Calculates quantiles of the values in a variate (P.W. Lane).
Options
PRINT = string token |
What to print (quantiles ); default quan |
---|---|
METHOD = string token |
Type of quantile to form (population , sample ); default samp |
PROPORTION = variate |
or scalar Proportions at which to calculate quantiles; default !(0,0.25,0.5,0.75,1) |
Parameters
DATA = variates |
Values whose quantiles are required; this parameter must be specified |
---|---|
QUANTILES = variates or scalars |
Identifiers of structures to store results, if required |
Description
Quantiles are statistics that characterize a distribution. The DATA
parameter supplies a sample of numbers {xi, i=1…n} from which the quantiles are to be calculated, and the METHOD
option specifies the type of quantile to form.
By default QUANTILE
calculates quantiles of the sample itself. For a proportion p in the range [0,1], the corresponding quantile q of the sample {xi} has the following properties:
1) at least the proportion p of {xi} are less than or equal to q;
2) at least the proportion (1-p) of {xi} are greater than or equal to q;
3) if q=xi and q=xi+1 satisfy 1) and 2), then take q = (xi+xi+1)/2.

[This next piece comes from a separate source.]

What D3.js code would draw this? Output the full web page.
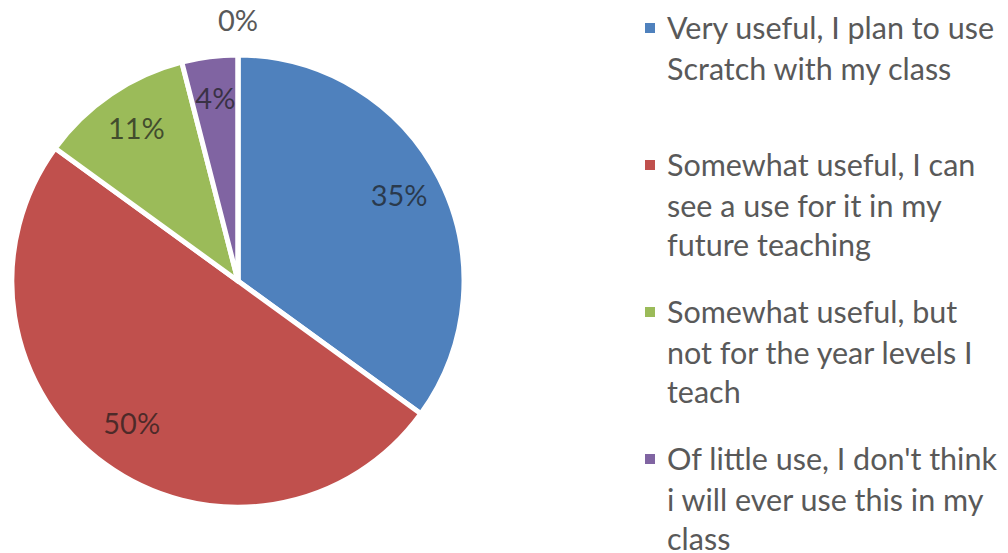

Thus the sample quantile for proportion 0.5 is the median, for 0.0 it is the minimum, and for 1.0 it is the maximum of the sample.
Alternatively, you can set METHOD=population
to estimate quantiles of the underlying population from which data have been sampled. (This type of quantile is the one used most often elsewhere in Genstat.) The quantile is now an estimate of the value x such that a proportion p of the population has values less than or equal to x.
By default, QUANTILE
produces the five quantiles called the “five-number summary” of a sample, corresponding to the proportions 0.0, 0.25, 0.5, 0.75, 1.0. The option PROPORTION
can be set to a scalar or variate to request other single quantiles or sets of quantiles. By default, QUANTILE
prints the statistics, but this can be suppressed by setting option PRINT=*
. The quantiles can be stored in a variate using the parameter QUANTILES
.
Options: PRINT
, METHOD
, PROPORTION
.
Parameters: DATA
, QUANTILES
.
Method
With METHOD=sample
, QUANTILE
calculates the quantiles itself, using the SORT
and CALCULATE
directives. First, the values are sorted into ascending order. Then for each proportion, the two values that are candidates for the quantile are found, by counting from either end of the sorted list to leave the required number of values from that point in the list to the end. The quantiles are the averages of the two values found.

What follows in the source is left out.